[Part of a data file]
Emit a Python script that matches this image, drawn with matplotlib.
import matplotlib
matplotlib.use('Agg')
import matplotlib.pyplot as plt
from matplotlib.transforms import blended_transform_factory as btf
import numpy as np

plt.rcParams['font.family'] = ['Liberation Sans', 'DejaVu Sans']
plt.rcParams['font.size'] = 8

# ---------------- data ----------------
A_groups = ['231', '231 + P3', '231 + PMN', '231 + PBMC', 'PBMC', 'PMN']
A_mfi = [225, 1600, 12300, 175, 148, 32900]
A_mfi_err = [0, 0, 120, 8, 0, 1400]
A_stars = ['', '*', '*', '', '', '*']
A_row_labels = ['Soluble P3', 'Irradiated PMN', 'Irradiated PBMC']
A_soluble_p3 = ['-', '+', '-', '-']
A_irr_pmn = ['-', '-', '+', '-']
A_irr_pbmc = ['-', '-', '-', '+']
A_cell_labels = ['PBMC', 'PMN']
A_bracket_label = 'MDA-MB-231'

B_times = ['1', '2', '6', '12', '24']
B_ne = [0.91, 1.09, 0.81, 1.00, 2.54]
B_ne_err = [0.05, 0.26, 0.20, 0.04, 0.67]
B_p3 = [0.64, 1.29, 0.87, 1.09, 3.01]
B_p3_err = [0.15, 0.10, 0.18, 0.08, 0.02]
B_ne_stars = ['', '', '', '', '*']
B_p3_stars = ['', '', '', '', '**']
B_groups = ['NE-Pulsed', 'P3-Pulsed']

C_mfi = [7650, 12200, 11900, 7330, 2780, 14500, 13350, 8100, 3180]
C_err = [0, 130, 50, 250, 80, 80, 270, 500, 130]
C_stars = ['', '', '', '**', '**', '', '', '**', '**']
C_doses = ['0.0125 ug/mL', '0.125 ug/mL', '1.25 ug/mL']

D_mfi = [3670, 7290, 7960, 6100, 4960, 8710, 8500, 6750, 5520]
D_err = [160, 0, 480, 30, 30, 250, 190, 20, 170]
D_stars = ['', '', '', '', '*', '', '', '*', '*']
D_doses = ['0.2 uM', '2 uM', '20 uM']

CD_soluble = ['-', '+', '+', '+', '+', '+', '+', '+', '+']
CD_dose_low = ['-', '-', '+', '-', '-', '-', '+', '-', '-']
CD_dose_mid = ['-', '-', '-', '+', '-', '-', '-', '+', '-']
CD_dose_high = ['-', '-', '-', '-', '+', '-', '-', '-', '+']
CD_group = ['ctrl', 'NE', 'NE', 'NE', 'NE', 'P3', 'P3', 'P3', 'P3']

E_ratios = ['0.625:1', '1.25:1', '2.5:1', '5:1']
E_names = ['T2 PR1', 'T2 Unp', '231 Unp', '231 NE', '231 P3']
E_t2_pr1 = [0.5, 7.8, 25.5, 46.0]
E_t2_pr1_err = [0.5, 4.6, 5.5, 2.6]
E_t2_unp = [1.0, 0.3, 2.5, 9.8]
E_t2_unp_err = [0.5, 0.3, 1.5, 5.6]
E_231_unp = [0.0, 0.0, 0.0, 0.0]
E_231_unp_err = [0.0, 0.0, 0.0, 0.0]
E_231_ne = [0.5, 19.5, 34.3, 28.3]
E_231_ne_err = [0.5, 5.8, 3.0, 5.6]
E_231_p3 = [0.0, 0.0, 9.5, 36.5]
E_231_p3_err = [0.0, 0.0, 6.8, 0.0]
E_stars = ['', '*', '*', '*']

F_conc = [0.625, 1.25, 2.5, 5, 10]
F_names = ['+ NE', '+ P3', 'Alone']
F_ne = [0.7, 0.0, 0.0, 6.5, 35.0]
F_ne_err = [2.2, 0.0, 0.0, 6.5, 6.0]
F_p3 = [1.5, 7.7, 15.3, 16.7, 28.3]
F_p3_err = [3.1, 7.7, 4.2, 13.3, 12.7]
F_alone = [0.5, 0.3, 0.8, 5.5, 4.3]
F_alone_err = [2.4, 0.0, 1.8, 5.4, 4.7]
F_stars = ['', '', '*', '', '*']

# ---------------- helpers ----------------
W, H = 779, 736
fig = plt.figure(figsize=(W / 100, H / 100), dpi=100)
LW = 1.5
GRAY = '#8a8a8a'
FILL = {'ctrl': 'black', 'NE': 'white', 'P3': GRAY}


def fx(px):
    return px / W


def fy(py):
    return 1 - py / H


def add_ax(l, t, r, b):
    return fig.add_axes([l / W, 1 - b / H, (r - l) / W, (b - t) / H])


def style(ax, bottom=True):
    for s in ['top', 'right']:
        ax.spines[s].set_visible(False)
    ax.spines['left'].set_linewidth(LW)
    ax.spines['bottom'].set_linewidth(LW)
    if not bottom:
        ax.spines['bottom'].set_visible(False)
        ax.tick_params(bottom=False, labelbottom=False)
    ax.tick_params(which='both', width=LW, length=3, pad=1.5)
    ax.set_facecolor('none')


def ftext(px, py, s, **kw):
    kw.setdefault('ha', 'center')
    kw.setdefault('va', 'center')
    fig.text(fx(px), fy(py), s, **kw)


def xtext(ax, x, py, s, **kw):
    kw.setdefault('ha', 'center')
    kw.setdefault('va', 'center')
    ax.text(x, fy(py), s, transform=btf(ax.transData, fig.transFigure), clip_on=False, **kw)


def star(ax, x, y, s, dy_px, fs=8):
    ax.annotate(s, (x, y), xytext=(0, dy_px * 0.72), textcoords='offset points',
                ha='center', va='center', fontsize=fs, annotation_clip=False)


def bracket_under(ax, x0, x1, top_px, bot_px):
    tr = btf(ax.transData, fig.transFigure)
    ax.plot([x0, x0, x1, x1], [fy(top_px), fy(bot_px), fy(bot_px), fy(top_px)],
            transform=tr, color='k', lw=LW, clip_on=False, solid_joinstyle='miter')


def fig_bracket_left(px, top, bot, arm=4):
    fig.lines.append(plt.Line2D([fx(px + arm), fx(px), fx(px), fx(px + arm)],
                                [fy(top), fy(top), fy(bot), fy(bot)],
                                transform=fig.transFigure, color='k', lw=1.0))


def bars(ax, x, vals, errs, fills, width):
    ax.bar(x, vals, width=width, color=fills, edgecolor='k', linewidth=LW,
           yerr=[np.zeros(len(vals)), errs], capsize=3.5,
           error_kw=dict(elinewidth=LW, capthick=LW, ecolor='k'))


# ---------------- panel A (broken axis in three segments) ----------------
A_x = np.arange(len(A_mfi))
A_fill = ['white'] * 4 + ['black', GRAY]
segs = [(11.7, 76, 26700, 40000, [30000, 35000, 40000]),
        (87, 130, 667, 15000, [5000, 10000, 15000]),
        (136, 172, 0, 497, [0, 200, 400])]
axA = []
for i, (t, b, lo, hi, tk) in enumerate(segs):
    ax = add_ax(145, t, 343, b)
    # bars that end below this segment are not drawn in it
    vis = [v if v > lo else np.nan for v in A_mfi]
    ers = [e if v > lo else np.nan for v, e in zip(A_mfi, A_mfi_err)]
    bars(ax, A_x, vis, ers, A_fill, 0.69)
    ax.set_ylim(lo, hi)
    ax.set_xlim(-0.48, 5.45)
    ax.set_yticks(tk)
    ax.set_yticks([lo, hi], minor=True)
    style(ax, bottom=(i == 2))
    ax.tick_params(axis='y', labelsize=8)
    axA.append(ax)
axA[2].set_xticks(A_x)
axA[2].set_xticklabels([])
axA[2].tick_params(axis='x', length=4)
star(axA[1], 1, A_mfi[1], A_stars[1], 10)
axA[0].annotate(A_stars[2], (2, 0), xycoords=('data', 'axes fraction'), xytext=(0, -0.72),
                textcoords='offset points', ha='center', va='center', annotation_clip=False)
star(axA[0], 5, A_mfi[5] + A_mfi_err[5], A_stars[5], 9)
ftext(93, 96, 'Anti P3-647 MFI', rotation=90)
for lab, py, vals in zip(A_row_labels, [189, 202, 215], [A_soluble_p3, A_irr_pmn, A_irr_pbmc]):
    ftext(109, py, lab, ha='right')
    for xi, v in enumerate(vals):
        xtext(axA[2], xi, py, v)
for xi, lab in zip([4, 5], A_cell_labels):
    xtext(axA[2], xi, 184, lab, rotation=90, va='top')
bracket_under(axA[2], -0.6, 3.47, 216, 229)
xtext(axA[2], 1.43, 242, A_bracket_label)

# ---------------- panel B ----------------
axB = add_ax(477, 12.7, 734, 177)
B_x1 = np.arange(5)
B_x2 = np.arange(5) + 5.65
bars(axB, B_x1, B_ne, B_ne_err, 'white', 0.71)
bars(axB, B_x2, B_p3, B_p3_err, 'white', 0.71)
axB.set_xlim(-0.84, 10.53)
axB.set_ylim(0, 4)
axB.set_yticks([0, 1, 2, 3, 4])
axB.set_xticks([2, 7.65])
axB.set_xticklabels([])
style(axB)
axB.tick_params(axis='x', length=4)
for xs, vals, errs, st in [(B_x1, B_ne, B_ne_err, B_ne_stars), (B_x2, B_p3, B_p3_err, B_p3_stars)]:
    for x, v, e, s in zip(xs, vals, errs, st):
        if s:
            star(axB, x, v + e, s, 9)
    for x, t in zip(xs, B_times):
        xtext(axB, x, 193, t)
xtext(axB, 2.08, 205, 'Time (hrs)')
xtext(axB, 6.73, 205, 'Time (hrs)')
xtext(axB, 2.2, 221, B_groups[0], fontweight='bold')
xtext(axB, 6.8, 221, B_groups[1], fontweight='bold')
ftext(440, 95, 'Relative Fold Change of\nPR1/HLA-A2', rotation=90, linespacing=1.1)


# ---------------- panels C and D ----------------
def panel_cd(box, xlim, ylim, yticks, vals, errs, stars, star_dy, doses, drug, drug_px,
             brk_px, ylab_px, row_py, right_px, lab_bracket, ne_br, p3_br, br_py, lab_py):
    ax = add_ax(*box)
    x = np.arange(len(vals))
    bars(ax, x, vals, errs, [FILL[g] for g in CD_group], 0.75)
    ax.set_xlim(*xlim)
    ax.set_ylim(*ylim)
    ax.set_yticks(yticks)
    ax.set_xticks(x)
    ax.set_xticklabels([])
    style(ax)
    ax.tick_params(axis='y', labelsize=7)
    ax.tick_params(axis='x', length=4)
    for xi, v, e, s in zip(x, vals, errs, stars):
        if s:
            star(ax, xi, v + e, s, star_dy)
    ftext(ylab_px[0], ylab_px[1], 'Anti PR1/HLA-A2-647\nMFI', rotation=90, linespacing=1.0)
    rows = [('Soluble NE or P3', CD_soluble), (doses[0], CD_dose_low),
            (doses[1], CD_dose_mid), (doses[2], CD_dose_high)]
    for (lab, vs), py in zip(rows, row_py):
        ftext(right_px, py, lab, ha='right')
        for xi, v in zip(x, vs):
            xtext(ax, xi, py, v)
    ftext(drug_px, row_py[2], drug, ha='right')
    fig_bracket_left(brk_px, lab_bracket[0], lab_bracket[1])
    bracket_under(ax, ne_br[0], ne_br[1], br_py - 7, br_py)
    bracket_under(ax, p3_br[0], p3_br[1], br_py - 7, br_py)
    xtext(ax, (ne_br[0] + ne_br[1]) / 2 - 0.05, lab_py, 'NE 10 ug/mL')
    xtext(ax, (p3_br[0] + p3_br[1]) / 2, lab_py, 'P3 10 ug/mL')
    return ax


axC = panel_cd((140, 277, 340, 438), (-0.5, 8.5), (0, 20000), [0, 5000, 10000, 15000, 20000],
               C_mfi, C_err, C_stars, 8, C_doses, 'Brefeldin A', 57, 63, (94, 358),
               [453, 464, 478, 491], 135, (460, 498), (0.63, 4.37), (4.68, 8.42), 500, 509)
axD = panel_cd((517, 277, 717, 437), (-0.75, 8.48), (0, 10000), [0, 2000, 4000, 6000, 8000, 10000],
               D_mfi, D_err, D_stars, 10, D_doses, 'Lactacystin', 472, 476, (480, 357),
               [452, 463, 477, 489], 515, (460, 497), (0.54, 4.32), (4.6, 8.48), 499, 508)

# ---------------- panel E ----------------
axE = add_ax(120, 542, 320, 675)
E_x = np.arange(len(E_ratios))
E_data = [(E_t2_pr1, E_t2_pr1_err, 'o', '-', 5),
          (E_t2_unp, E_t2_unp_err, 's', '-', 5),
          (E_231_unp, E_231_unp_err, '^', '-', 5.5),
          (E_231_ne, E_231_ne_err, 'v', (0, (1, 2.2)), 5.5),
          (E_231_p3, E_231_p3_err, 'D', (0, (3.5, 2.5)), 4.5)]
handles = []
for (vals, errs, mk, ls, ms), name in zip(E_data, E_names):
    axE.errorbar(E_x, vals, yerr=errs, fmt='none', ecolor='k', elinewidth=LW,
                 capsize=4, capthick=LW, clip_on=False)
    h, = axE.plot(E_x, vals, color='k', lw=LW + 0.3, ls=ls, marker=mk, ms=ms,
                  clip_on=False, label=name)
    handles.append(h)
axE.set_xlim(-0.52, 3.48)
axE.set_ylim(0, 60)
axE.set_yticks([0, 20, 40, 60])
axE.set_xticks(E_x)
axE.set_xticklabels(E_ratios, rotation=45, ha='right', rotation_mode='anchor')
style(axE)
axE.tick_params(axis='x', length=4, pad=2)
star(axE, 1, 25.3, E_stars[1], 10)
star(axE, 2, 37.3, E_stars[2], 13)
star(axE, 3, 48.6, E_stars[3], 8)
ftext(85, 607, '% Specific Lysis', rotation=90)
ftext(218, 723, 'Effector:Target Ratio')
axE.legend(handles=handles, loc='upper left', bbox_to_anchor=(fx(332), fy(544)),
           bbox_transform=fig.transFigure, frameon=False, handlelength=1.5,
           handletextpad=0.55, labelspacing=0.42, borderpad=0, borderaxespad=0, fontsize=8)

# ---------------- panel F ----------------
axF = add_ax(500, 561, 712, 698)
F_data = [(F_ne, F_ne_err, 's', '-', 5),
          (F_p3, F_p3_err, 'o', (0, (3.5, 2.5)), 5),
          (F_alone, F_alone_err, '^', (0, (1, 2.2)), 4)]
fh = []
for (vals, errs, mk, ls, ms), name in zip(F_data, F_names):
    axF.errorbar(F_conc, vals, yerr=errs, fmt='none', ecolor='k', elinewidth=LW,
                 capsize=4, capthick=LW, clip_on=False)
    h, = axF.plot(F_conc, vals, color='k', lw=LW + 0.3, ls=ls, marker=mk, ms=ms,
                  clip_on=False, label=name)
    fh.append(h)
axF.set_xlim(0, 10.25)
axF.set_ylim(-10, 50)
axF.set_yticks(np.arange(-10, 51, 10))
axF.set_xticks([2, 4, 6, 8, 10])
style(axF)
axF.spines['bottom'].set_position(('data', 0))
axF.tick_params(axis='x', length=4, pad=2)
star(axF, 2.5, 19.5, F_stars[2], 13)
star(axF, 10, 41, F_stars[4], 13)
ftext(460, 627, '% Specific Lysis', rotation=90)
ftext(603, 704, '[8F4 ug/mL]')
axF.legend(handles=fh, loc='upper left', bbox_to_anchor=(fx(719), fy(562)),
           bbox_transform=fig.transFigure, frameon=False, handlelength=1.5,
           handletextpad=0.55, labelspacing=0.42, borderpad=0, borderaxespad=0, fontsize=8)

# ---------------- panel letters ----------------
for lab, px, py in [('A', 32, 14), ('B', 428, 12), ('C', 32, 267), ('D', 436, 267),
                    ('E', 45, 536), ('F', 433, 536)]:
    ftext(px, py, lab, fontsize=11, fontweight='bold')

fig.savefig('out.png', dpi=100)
...
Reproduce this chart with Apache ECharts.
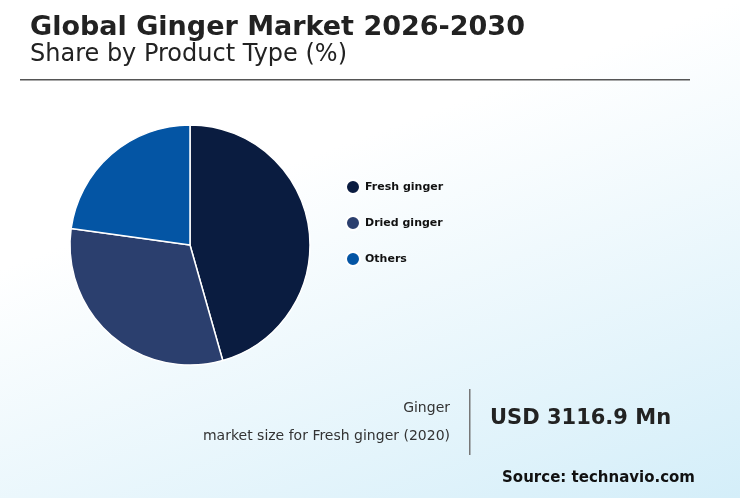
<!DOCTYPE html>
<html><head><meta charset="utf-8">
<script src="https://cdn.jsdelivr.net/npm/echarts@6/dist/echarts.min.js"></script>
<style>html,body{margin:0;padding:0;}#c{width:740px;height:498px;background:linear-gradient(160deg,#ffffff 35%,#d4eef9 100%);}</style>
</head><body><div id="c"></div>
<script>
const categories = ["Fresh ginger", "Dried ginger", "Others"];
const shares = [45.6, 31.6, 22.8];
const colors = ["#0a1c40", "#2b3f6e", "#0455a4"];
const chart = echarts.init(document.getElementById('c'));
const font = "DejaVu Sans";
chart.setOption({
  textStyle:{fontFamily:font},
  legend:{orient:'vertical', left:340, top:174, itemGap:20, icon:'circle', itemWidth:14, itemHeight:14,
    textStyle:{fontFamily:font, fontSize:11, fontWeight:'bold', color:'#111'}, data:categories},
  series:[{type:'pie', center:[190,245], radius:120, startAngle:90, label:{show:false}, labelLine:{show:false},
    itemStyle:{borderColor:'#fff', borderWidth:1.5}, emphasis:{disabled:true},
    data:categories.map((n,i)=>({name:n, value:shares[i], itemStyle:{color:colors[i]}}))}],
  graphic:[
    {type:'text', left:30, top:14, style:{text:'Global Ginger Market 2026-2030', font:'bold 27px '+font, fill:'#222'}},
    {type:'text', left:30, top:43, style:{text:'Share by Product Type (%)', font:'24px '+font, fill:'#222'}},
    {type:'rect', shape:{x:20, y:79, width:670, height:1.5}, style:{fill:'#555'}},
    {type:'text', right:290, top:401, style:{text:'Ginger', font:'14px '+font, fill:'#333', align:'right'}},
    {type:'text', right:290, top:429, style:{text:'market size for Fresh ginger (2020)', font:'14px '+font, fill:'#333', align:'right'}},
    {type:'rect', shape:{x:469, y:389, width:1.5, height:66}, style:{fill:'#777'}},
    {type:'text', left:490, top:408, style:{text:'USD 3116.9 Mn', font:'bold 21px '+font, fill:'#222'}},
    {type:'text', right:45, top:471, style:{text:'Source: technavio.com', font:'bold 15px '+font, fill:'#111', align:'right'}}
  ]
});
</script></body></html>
...
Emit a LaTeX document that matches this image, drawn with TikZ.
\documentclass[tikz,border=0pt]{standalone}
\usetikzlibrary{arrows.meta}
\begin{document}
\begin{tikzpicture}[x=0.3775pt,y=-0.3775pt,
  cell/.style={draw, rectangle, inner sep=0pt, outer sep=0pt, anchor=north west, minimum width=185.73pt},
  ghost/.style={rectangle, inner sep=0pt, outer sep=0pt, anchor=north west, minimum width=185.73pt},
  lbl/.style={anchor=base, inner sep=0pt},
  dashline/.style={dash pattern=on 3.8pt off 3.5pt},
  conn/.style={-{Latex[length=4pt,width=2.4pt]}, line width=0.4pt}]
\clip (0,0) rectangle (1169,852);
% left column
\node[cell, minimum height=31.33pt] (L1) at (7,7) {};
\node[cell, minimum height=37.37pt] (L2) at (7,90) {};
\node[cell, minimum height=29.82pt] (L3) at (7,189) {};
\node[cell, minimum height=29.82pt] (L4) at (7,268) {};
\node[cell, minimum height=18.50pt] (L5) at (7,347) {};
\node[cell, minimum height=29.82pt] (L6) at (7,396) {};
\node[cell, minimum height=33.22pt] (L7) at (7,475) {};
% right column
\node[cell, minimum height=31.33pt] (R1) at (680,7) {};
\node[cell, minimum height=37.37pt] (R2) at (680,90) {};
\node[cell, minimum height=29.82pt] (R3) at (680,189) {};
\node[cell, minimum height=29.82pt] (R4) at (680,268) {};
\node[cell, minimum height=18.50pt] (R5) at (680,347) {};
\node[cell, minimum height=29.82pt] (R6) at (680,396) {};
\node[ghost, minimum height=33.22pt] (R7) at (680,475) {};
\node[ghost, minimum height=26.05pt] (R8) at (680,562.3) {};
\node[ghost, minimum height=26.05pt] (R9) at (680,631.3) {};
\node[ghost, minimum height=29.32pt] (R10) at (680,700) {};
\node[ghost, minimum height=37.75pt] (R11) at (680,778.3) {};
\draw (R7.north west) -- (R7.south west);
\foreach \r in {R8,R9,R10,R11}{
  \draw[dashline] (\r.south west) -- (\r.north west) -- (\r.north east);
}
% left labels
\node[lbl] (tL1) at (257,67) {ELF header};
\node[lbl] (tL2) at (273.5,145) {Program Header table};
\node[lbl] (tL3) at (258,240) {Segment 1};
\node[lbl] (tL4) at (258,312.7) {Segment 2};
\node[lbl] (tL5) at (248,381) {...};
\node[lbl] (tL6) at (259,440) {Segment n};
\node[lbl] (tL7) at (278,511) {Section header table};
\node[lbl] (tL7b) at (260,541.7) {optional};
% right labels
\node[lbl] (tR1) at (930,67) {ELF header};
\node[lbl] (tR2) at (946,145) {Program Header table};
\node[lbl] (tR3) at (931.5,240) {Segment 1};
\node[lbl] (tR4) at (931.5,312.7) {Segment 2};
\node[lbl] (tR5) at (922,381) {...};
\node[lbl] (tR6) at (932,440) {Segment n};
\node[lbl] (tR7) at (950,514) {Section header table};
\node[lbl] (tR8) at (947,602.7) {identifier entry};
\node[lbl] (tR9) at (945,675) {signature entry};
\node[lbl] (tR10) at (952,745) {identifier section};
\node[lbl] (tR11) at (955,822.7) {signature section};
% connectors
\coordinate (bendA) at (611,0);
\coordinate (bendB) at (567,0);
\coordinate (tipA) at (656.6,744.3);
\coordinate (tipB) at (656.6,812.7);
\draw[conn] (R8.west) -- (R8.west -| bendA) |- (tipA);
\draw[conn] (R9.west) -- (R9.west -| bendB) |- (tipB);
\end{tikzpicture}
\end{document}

» **Exercise aim**
Among the records above, extract exactly the lines from the line with "Emit a Python" to the line with "A_bracket_label = 'MDA-MB-231'", both lines included, and leave out the rest.

» **Solution to this problem**
Emit a Python script that matches this image, drawn with matplotlib.
import matplotlib
matplotlib.use('Agg')
import matplotlib.pyplot as plt
from matplotlib.transforms import blended_transform_factory as btf
import numpy as np

plt.rcParams['font.family'] = ['Liberation Sans', 'DejaVu Sans']
plt.rcParams['font.size'] = 8

# ---------------- data ----------------
A_groups = ['231', '231 + P3', '231 + PMN', '231 + PBMC', 'PBMC', 'PMN']
A_mfi = [225, 1600, 12300, 175, 148, 32900]
A_mfi_err = [0, 0, 120, 8, 0, 1400]
A_stars = ['', '*', '*', '', '', '*']
A_row_labels = ['Soluble P3', 'Irradiated PMN', 'Irradiated PBMC']
A_soluble_p3 = ['-', '+', '-', '-']
A_irr_pmn = ['-', '-', '+', '-']
A_irr_pbmc = ['-', '-', '-', '+']
A_cell_labels = ['PBMC', 'PMN']
A_bracket_label = 'MDA-MB-231'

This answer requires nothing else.